Each line from the start of the records through the line containing "var freq = 12;" is to be transcribed exactly, and no other line is to be included.

**Dataset items**
☆ ☆ ☆ ☆ ☆ ☆ ☆

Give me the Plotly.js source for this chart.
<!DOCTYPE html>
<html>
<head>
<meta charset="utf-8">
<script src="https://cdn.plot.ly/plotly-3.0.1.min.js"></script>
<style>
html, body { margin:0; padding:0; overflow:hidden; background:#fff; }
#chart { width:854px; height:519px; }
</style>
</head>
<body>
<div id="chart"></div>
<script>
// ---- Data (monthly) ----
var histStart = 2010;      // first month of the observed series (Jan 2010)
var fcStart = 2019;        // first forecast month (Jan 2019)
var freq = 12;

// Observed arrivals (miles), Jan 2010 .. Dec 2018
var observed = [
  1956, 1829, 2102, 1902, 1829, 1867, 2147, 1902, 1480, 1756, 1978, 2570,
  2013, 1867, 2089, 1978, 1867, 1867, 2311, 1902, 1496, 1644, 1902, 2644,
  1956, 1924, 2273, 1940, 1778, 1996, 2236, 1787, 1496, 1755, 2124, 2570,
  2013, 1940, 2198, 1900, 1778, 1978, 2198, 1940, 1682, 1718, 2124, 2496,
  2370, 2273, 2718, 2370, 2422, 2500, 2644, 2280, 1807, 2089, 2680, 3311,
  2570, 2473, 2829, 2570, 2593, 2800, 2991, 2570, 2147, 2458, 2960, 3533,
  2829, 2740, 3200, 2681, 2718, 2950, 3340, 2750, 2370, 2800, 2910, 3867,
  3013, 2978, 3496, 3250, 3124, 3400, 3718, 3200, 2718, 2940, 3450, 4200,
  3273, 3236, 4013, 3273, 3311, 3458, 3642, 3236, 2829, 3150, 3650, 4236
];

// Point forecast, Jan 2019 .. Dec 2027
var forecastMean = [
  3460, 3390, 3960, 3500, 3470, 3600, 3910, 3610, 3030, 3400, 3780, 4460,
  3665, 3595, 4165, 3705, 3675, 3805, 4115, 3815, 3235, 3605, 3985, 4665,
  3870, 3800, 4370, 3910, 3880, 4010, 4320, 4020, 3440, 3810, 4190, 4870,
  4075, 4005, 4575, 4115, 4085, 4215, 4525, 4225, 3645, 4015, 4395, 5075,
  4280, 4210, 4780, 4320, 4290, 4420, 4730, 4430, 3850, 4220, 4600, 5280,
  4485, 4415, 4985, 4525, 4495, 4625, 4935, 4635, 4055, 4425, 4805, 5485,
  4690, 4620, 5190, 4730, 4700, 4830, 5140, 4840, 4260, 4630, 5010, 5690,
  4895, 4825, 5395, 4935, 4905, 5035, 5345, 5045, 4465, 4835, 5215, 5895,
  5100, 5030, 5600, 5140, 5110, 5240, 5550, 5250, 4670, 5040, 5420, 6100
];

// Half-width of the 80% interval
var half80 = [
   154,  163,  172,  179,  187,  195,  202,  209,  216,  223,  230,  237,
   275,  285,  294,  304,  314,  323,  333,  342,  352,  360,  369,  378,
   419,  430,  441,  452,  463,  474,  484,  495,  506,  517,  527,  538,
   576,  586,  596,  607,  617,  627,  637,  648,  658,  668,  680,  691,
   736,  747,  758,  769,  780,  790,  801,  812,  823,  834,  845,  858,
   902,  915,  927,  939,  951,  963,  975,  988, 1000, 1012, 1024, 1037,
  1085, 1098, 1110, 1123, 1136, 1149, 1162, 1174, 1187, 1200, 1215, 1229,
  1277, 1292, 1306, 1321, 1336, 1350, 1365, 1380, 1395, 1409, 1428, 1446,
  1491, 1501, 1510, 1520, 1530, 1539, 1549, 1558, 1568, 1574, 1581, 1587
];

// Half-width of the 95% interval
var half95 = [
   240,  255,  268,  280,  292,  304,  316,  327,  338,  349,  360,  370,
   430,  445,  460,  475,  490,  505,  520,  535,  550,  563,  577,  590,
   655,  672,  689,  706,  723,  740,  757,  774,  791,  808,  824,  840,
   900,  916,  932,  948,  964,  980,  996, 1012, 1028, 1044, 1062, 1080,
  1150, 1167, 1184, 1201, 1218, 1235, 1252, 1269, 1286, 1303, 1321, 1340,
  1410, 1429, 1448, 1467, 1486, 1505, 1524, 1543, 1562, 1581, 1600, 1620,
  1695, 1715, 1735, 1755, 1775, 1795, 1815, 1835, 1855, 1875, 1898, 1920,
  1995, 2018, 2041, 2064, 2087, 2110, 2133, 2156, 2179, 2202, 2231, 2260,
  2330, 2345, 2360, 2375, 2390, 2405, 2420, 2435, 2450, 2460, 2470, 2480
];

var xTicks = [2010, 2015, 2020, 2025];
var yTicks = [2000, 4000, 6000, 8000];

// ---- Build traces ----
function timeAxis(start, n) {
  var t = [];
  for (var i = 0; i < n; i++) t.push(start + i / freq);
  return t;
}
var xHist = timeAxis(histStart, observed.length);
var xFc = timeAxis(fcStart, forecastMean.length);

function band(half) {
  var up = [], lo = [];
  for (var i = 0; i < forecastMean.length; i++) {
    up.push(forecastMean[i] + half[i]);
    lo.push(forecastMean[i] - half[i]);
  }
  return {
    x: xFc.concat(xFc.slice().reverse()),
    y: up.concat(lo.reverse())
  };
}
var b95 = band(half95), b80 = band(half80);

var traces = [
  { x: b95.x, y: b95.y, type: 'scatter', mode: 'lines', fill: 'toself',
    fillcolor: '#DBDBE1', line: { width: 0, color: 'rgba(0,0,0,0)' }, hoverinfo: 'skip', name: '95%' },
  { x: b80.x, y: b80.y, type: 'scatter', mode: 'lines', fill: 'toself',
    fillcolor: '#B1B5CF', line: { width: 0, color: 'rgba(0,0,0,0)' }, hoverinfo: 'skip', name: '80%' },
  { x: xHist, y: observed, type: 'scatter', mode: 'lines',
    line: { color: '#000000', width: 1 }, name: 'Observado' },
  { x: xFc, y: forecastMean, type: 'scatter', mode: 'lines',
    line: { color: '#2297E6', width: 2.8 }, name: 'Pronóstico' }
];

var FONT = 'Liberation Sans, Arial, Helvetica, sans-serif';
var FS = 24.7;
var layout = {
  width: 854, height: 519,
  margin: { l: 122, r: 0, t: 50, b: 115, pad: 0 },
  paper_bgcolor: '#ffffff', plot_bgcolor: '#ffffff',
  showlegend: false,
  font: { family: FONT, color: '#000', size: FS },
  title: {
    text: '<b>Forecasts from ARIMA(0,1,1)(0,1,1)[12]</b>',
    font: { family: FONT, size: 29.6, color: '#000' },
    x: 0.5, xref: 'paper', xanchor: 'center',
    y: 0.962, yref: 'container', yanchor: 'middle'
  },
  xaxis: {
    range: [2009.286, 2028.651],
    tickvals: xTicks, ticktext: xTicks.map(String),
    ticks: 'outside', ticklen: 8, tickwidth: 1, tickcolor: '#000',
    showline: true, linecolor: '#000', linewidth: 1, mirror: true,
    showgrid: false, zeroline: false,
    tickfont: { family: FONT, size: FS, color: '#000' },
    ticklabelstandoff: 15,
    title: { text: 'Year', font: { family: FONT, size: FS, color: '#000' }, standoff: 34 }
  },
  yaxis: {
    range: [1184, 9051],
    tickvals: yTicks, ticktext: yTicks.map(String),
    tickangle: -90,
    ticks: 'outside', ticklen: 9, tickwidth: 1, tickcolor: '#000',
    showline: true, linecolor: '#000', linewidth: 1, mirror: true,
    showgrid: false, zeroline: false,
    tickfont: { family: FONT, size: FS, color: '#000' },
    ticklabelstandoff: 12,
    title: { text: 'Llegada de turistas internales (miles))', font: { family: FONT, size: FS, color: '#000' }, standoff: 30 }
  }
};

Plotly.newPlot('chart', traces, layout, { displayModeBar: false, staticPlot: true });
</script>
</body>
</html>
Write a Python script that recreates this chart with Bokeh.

☆ ☆ ☆ ☆ ☆ ☆ ☆

**Task solution**
Give me the Plotly.js source for this chart.
<!DOCTYPE html>
<html>
<head>
<meta charset="utf-8">
<script src="https://cdn.plot.ly/plotly-3.0.1.min.js"></script>
<style>
html, body { margin:0; padding:0; overflow:hidden; background:#fff; }
#chart { width:854px; height:519px; }
</style>
</head>
<body>
<div id="chart"></div>
<script>
// ---- Data (monthly) ----
var histStart = 2010;      // first month of the observed series (Jan 2010)
var fcStart = 2019;        // first forecast month (Jan 2019)
var freq = 12;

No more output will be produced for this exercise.